The key is to look at the context. Here is a brief outline of Paul's argument:
Galatians 5:16–24 (LEB)
16 But I say, live by the Spirit, and you will never carry out the
desire of the flesh.
17 For the flesh desires against the Spirit, and the Spirit against
the flesh, for these are in opposition to one another, so that
whatever you want, you may not do these things.
18 But if you are led by the Spirit, you are not under the law.
19 Now the deeds of the flesh are evident, which are sexual
immorality[...] selfish ambition [...]
22 But the fruit of the Spirit is love, joy, peace, [..]
24 Now those ⌊who belong to Christ⌋ have crucified the flesh together
with its feelings and its desires.
Notice that Paul contrasts the works of the flesh (which are evident) with the fruit of the spirit (that is inward and invisible) - the observable, emotional, works of the flesh with the invisible, spiritual works of the Spirit.
Those who are carnal, who only see the flesh, will only see the works of the flesh, both in themselves and in everyone else (they will project their own carnal nature onto those who they judge according to the flesh - Romans 2.1). Those who are spiritual will bear the fruit of the spirit.

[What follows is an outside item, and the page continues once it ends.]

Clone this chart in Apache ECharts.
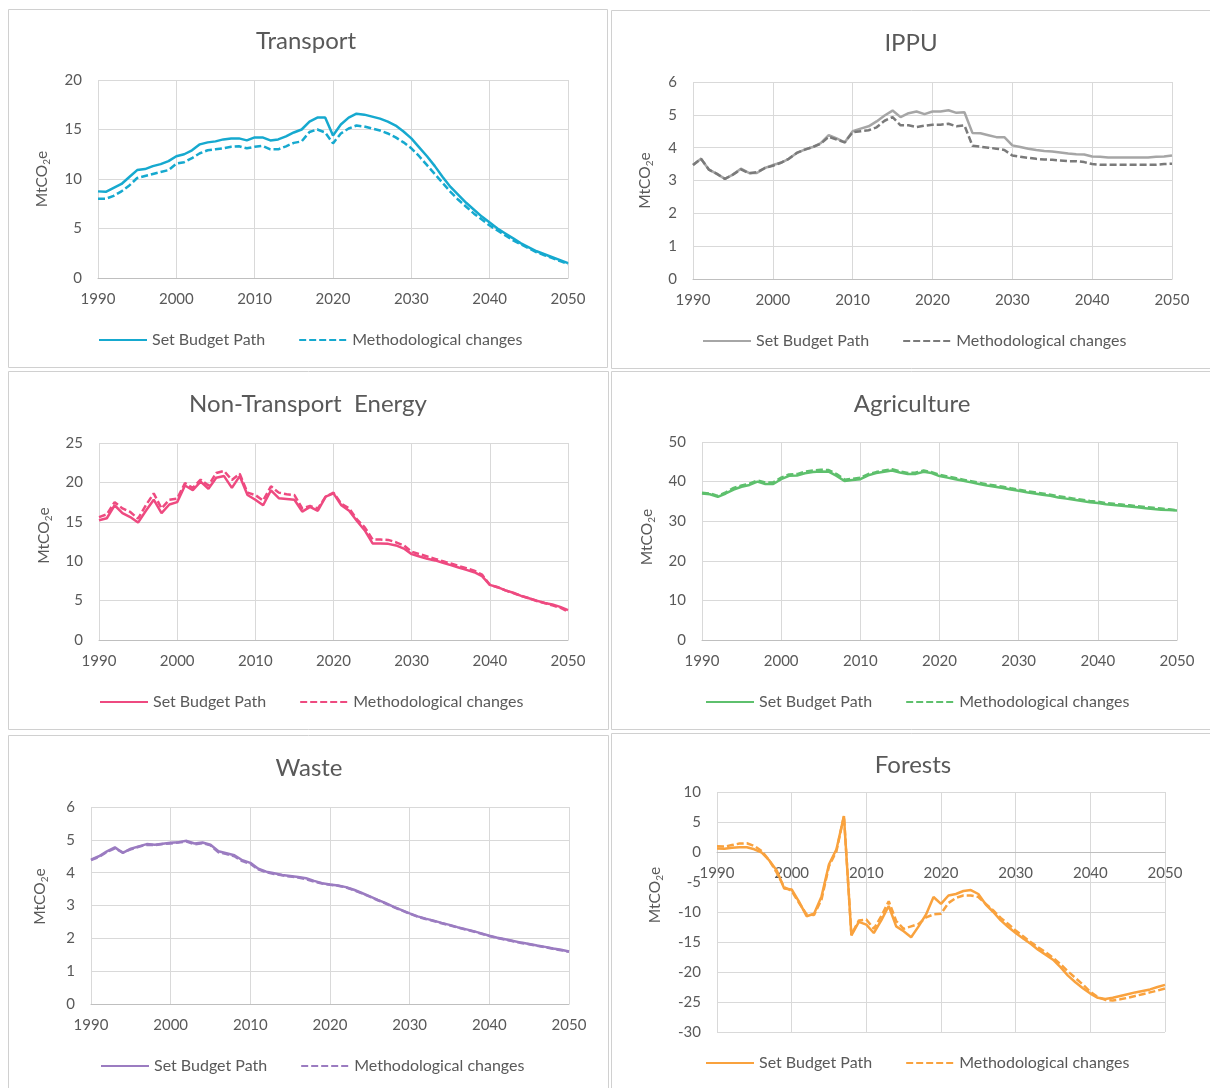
<!DOCTYPE html>
<html><head><meta charset="utf-8">
<script src="https://cdn.jsdelivr.net/npm/echarts@6/dist/echarts.min.js"></script>
<style>html,body{margin:0;padding:0;background:#fff;} #c{width:1210px;height:1088px;}</style>
</head><body><div id="c"></div>
<script>
// ---------- DATA ----------
const years = [];
for (let y = 1990; y <= 2050; y++) years.push(y);

const seriesNames = ['Set Budget Path', 'Methodological changes'];

const transportBudget = [8.75, 8.7, 9.1, 9.5, 10.2, 10.9, 11.0, 11.3, 11.5, 11.8,
  12.3, 12.5, 12.9, 13.5, 13.7, 13.8, 14.0, 14.1, 14.1, 13.9,
  14.2, 14.2, 13.9, 14.0, 14.3, 14.7, 15.0, 15.8, 16.2, 16.2,
  14.4, 15.5, 16.2, 16.6, 16.5, 16.3, 16.1, 15.8, 15.4, 14.8,
  14.1, 13.2, 12.3, 11.3, 10.2, 9.2, 8.4, 7.6, 6.9, 6.2,
  5.6, 5.0, 4.5, 4.0, 3.5, 3.1, 2.7, 2.4, 2.1, 1.8, 1.5];
const transportMethod = [8.0, 8.0, 8.3, 8.75, 9.35, 10.1, 10.3, 10.5, 10.7, 10.9,
  11.55, 11.7, 12.1, 12.6, 12.9, 13.0, 13.1, 13.25, 13.3, 13.1,
  13.25, 13.35, 13.0, 13.0, 13.3, 13.65, 13.8, 14.75, 15.0, 14.7,
  13.6, 14.6, 15.1, 15.4, 15.3, 15.1, 14.9, 14.6, 14.2, 13.7,
  13.1, 12.3, 11.4, 10.5, 9.6, 8.7, 7.9, 7.2, 6.5, 5.9,
  5.3, 4.8, 4.3, 3.8, 3.4, 3.0, 2.6, 2.3, 2.0, 1.7, 1.4];

const ippuBudget = [3.47, 3.66, 3.33, 3.2, 3.05, 3.18, 3.36, 3.23, 3.23, 3.38,
  3.47, 3.54, 3.66, 3.84, 3.94, 4.02, 4.14, 4.38, 4.28, 4.16,
  4.5, 4.58, 4.65, 4.8, 4.98, 5.13, 4.93, 5.05, 5.1, 5.02,
  5.1, 5.1, 5.14, 5.06, 5.08, 4.45, 4.44, 4.38, 4.32, 4.32,
  4.07, 4.02, 3.97, 3.93, 3.9, 3.88, 3.85, 3.82, 3.8, 3.79,
  3.73, 3.72, 3.7, 3.7, 3.7, 3.7, 3.7, 3.7, 3.72, 3.73, 3.76];
const ippuMethod = [3.47, 3.66, 3.33, 3.2, 3.05, 3.18, 3.34, 3.22, 3.25, 3.38,
  3.45, 3.54, 3.66, 3.84, 3.94, 4.02, 4.12, 4.33, 4.25, 4.16,
  4.47, 4.5, 4.53, 4.62, 4.82, 4.93, 4.68, 4.68, 4.63, 4.67,
  4.7, 4.7, 4.73, 4.65, 4.68, 4.06, 4.03, 4.0, 3.97, 3.93,
  3.76, 3.72, 3.69, 3.66, 3.64, 3.63, 3.61, 3.59, 3.59, 3.56,
  3.5, 3.48, 3.48, 3.48, 3.48, 3.48, 3.48, 3.48, 3.48, 3.5, 3.51];

const nteBudget = [15.2, 15.45, 17.1, 16.1, 15.6, 14.9, 16.4, 17.8, 16.1, 17.2,
  17.5, 19.6, 19.0, 20.1, 19.2, 20.6, 20.8, 19.3, 20.8, 18.4,
  17.8, 17.1, 19.0, 18.0, 17.9, 17.8, 16.3, 16.9, 16.4, 18.2,
  18.6, 17.1, 16.4, 15.1, 13.9, 12.25, 12.25, 12.2, 12.0, 11.6,
  10.9, 10.6, 10.3, 10.1, 9.8, 9.5, 9.2, 8.9, 8.6, 8.1,
  7.0, 6.7, 6.3, 6.0, 5.6, 5.3, 5.0, 4.7, 4.5, 4.2, 3.8];
const nteMethod = [15.6, 15.95, 17.5, 16.7, 16.25, 15.4, 17.1, 18.6, 16.7, 17.8,
  17.95, 19.9, 19.3, 20.35, 19.6, 21.2, 21.45, 20.3, 21.1, 18.7,
  18.4, 17.7, 19.5, 18.7, 18.5, 18.4, 16.7, 17.0, 16.7, 18.2,
  18.7, 17.3, 16.7, 15.3, 14.3, 12.75, 12.75, 12.7, 12.4, 12.0,
  11.2, 10.9, 10.6, 10.3, 10.0, 9.7, 9.4, 9.1, 8.8, 8.3,
  7.0, 6.7, 6.3, 5.95, 5.6, 5.3, 4.95, 4.7, 4.4, 4.1, 3.6];

const agriBudget = [37.0, 36.8, 36.15, 37.0, 38.0, 38.7, 39.15, 40.0, 39.4, 39.4,
  40.6, 41.45, 41.55, 42.1, 42.4, 42.55, 42.5, 41.45, 40.15, 40.4,
  40.6, 41.6, 42.15, 42.5, 42.8, 42.3, 41.9, 41.95, 42.5, 42.15,
  41.4, 41.0, 40.6, 40.2, 39.8, 39.4, 39.0, 38.7, 38.4, 38.0,
  37.7, 37.3, 37.0, 36.7, 36.4, 36.0, 35.7, 35.4, 35.1, 34.8,
  34.6, 34.3, 34.1, 33.9, 33.7, 33.5, 33.3, 33.1, 32.9, 32.8, 32.7];
const agriMethod = [37.2, 37.0, 36.4, 37.3, 38.4, 39.0, 39.5, 40.3, 39.8, 39.8,
  41.0, 41.8, 41.9, 42.5, 42.8, 43.0, 42.9, 41.9, 40.5, 40.7,
  41.0, 41.9, 42.4, 42.8, 43.1, 42.6, 42.2, 42.3, 42.8, 42.4,
  41.7, 41.3, 40.9, 40.5, 40.1, 39.7, 39.3, 39.0, 38.7, 38.3,
  38.0, 37.6, 37.3, 37.0, 36.7, 36.3, 36.0, 35.7, 35.4, 35.1,
  34.9, 34.6, 34.4, 34.2, 34.0, 33.8, 33.6, 33.4, 33.2, 33.0, 32.8];

const wasteBudget = [4.4, 4.5, 4.65, 4.77, 4.6, 4.73, 4.8, 4.87, 4.85, 4.88,
  4.91, 4.93, 4.97, 4.89, 4.92, 4.85, 4.65, 4.59, 4.53, 4.38,
  4.3, 4.12, 4.03, 3.98, 3.93, 3.9, 3.87, 3.83, 3.75, 3.68,
  3.64, 3.61, 3.56, 3.48, 3.38, 3.28, 3.17, 3.07, 2.96, 2.86,
  2.76, 2.67, 2.6, 2.54, 2.47, 2.41, 2.34, 2.28, 2.22, 2.15,
  2.08, 2.02, 1.97, 1.92, 1.87, 1.83, 1.78, 1.74, 1.69, 1.65, 1.6];
const wasteMethod = [4.38, 4.48, 4.63, 4.74, 4.62, 4.71, 4.79, 4.85, 4.84, 4.87,
  4.89, 4.92, 4.95, 4.86, 4.9, 4.83, 4.62, 4.57, 4.5, 4.35,
  4.27, 4.1, 4.01, 3.96, 3.92, 3.88, 3.85, 3.8, 3.73, 3.67,
  3.63, 3.6, 3.55, 3.47, 3.37, 3.27, 3.16, 3.06, 2.95, 2.85,
  2.75, 2.66, 2.59, 2.53, 2.46, 2.4, 2.33, 2.27, 2.21, 2.14,
  2.07, 2.01, 1.96, 1.91, 1.86, 1.82, 1.77, 1.73, 1.68, 1.64, 1.59];

const forestBudget = [0.6, 0.55, 0.7, 0.8, 0.8, 0.45, -0.1, -1.4, -3.1, -6.1,
  -6.25, -8.3, -10.7, -10.3, -7.4, -2.05, 0.45, 6.0, -13.9, -11.65,
  -12.1, -13.5, -11.4, -9.0, -12.4, -13.2, -14.2, -12.4, -10.4, -7.5,
  -8.65, -7.25, -7.0, -6.5, -6.35, -7.0, -8.75, -10.0, -11.4, -12.5,
  -13.5, -14.4, -15.3, -16.3, -17.1, -17.95, -19.2, -20.6, -21.7, -22.7,
  -23.6, -24.3, -24.5, -24.3, -24.0, -23.7, -23.4, -23.15, -22.9, -22.5, -22.15];
const forestMethod = [0.95, 0.9, 1.15, 1.4, 1.45, 1.0, 0.15, -1.4, -3.45, -5.85,
  -6.5, -8.5, -10.4, -10.5, -7.9, -2.35, 0.15, 6.0, -13.8, -11.4,
  -11.25, -12.8, -10.7, -8.2, -11.5, -12.8, -12.4, -12.0, -10.9, -10.4,
  -10.3, -8.5, -7.65, -7.25, -7.25, -7.5, -8.65, -9.75, -11.0, -12.0,
  -13.1, -14.05, -15.0, -15.9, -16.7, -17.6, -18.7, -19.9, -21.0, -22.1,
  -23.3, -24.2, -24.65, -24.75, -24.55, -24.3, -24.0, -23.7, -23.4, -23.1, -22.75];

// ---------- PANELS ----------
const panels = [
  { title: 'Transport', budget: transportBudget, method: transportMethod, yMin: 0, yMax: 20, yStep: 5 },
  { title: 'IPPU', budget: ippuBudget, method: ippuMethod, yMin: 0, yMax: 6, yStep: 1 },
  { title: 'Non-Transport  Energy', budget: nteBudget, method: nteMethod, yMin: 0, yMax: 25, yStep: 5 },
  { title: 'Agriculture', budget: agriBudget, method: agriMethod, yMin: 0, yMax: 50, yStep: 10 },
  { title: 'Waste', budget: wasteBudget, method: wasteMethod, yMin: 0, yMax: 6, yStep: 1 },
  { title: 'Forests', budget: forestBudget, method: forestMethod, yMin: -30, yMax: 10, yStep: 5 }
];

// ---------- LAYOUT & STYLE ----------
const colors = [
  ['#16a9cf', '#16a9cf'],
  ['#a6a6a6', '#7a7a7a'],
  ['#ee4a80', '#ee4a80'],
  ['#5ec06d', '#5ec06d'],
  ['#9b7cc1', '#9b7cc1'],
  ['#f9a23e', '#f9a23e']
];
const layout = [
  { grid: { left: 98, top: 80, width: 470, height: 198 }, title: [306, 41], legend: [98, 332], box: [8.5, 9.5, 599, 358], nameGap: 46, nameShift: 0 },
  { grid: { left: 693, top: 82, width: 479, height: 197 }, title: [911, 43], legend: [702, 333], box: [611.5, 10.5, 610, 358], nameGap: 38, nameShift: 0 },
  { grid: { left: 99, top: 443, width: 469, height: 197 }, title: [308, 404], legend: [99, 694], box: [8.5, 371.5, 600, 358], nameGap: 45, nameShift: 12 },
  { grid: { left: 702, top: 442, width: 475, height: 198 }, title: [912, 404], legend: [705, 694], box: [611.5, 371.5, 610, 358], nameGap: 45, nameShift: 8 },
  { grid: { left: 91, top: 807, width: 478, height: 197 }, title: [309, 768], legend: [100, 1058], box: [8.5, 735.5, 600, 360], nameGap: 41, nameShift: 18 },
  { grid: { left: 717, top: 792, width: 448, height: 240 }, title: [913, 765], legend: [705, 1055], box: [611.5, 733.5, 610, 360], nameGap: 52, nameShift: 34 }
];
const FONT = 'Lato, "Open Sans", sans-serif';
const TXT = '#595959';
const GRIDC = '#d9d9d9';

const grids = [], xAxes = [], yAxes = [], series = [], legends = [], graphics = [];

panels.forEach((p, i) => {
  const L = layout[i];
  grids.push(Object.assign({ containLabel: false }, L.grid));
  // place the category axis (line + labels) at value 0, as the spreadsheet does
  const zeroOffset = p.yMin < 0 ? -L.grid.height * (0 - p.yMin) / (p.yMax - p.yMin) : 0;
  xAxes.push({
    type: 'value', gridIndex: i, min: 1990, max: 2050, interval: 10,
    position: 'bottom', offset: zeroOffset,
    axisLine: { show: true, onZero: false, lineStyle: { color: '#bfbfbf', width: 1 } },
    axisTick: { show: false },
    axisLabel: { color: TXT, fontSize: 15, fontFamily: FONT, margin: 14, formatter: v => String(v), showMinLabel: true, showMaxLabel: true, hideOverlap: false },
    splitLine: { show: true, lineStyle: { color: GRIDC, width: 1 } }
  });
  yAxes.push({
    type: 'value', gridIndex: i, min: p.yMin, max: p.yMax, interval: p.yStep,
    axisLine: { show: false }, axisTick: { show: false },
    axisLabel: { color: TXT, fontSize: 15, fontFamily: FONT, margin: 16 },
    splitLine: { show: true, lineStyle: { color: GRIDC, width: 1 } },
    name: '{a|MtCO}{s|2}{a|e}',
    nameLocation: 'middle', nameRotate: 90, nameGap: L.nameGap,
    nameTextStyle: {
      color: TXT, fontFamily: FONT,
      padding: [0, 0, 0, L.nameShift],
      rich: {
        a: { fontSize: 15.5, fontFamily: FONT, color: TXT, lineHeight: 20, verticalAlign: 'middle' },
        s: { fontSize: 10, fontFamily: FONT, color: TXT, lineHeight: 20, verticalAlign: 'bottom' }
      }
    }
  });
  const names = [p.title + '::' + seriesNames[0], p.title + '::' + seriesNames[1]];
  series.push({
    type: 'line', name: names[0], xAxisIndex: i, yAxisIndex: i,
    data: years.map((y, k) => [y, p.budget[k]]),
    symbol: 'none', showSymbol: false, smooth: false, silent: true,
    lineStyle: { color: colors[i][0], width: 2.5, type: 'solid' },
    itemStyle: { color: colors[i][0] }
  });
  series.push({
    type: 'line', name: names[1], xAxisIndex: i, yAxisIndex: i,
    data: years.map((y, k) => [y, p.method[k]]),
    symbol: 'none', showSymbol: false, smooth: false, silent: true,
    lineStyle: { color: colors[i][1], width: 2.5, type: [7, 3] },
    itemStyle: { color: colors[i][1] }
  });
  legends.push({
    data: names, left: L.legend[0], top: L.legend[1], padding: 0,
    itemWidth: 48, itemHeight: 14, itemGap: 33, orient: 'horizontal',
    selectedMode: false,
    itemStyle: { opacity: 0 },
    textStyle: { color: TXT, fontSize: 16, fontFamily: FONT },
    formatter: n => n.split('::')[1]
  });
  graphics.push({
    type: 'rect', silent: true, z: -10,
    shape: { x: L.box[0], y: L.box[1], width: L.box[2], height: L.box[3] },
    style: { fill: 'none', stroke: '#d0d0d0', lineWidth: 1 }
  });
  graphics.push({
    type: 'text', silent: true, x: L.title[0], y: L.title[1],
    style: { text: p.title, fill: TXT, font: '24px ' + FONT, textAlign: 'center', textVerticalAlign: 'middle', verticalAlign: 'middle' }
  });
});

const chart = echarts.init(document.getElementById('c'), null, { renderer: 'canvas' });
chart.setOption({
  backgroundColor: '#ffffff',
  animation: false,
  grid: grids, xAxis: xAxes, yAxis: yAxes, series: series, legend: legends,
  graphic: { elements: graphics }
});
</script>
</body></html>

We are both flesh and spirit, with the spirit at war with the flesh, so that we cannot accomplish what we want - e.g. the spirit frustrates the ambitions of flesh, causing our plans to fail, even as the flesh poisons our good works, so that when we try to do good, it is tainted with self-glorification (Romans 7.21). As an example of this selfish ambition, consider the selfish prayer in Luke 18:
The Pharisee stood and prayed thus with himself, God, I thank thee, that I am not as other men are, extortioners, unjust, adulterers, or even as this publican. Luke 18.11 KJV
Which is identical to the selfish prayer in the Talmud, y. Ber. 4:2, I.1.B:
[B] And when he exits [the study hall] what does he say? “I give
thanks to thee, Lord my God, God of my fathers, that you cast my lot
with those who sit in the study hall and the synagogues, and you did
not cast my lot with those who sit in the theaters and circuses. For I
toil and they toil. I arise early and they arise early. I toil so that
I shall inherit [a share of] paradise [in the world to come] and they
toil [and shall end up] in a pit of destruction.
The moment the prayer shifts from focusing on God to focusing on the self or assessing the self, it became tainted with selfish ambition.
But the spiritual person - that is, the person who pays all attention to God and not to himself or others - when he does do good, is not even aware of what he is doing - his works follow him [Rev 14.13], behind him, out of his own sight and out of his awareness (Matt 6.3, Matt 25.37-39).
Therefore Paul urges his followers to crucify the flesh, with its feelings and desires, as nothing good can come of dwelling on yourself or others, or anything else that happens on the earth. Instead we are to keep our mind on "things above" (Col 3.2), listening and waiting on God with faith and patience.
There is only one area where Paul tells us to focus on ourselves, and that is to examine ourselves to know that God is in us (2 Cor 13.5). Once that examination is complete and the issue is settled, then there should be no further self-examination or self-judgment (1 Cor 4.3). This is why, in the famous "Fool's speech" (2 Cor 11.22-12.10) where Paul was assessing himself for the purpose of teaching a lesson, he pointed out that he was acting like a fool repeatedly by even assessing himself at all. Moreover he was clear that he resolved to judge no one after the flesh (after what can be seen) in 2 Cor 5.16.
Similarly, we cannot focus on others either, because in order to determine whether someone else has selfish ambition or whether they are bearing the fruit of the spirit, one must have knowledge of their heart. That is, Paul's verse is not supposed to be a weapon to judge other people (which would miss the whole point) allowing the Galatians to have one more accusation to levy against each other, but is rather a warning to the Galatians to keep their own minds focused on God only. Do not judge other people based on what you can see with your eyes, and do not judge yourself at all. Keep your mind fixed solely on God.
Therefore "selfish ambition" - like all the other works of the flesh - is the result of keeping your heart focused on something on the earth, something that can be observed, rather than on heavenly things.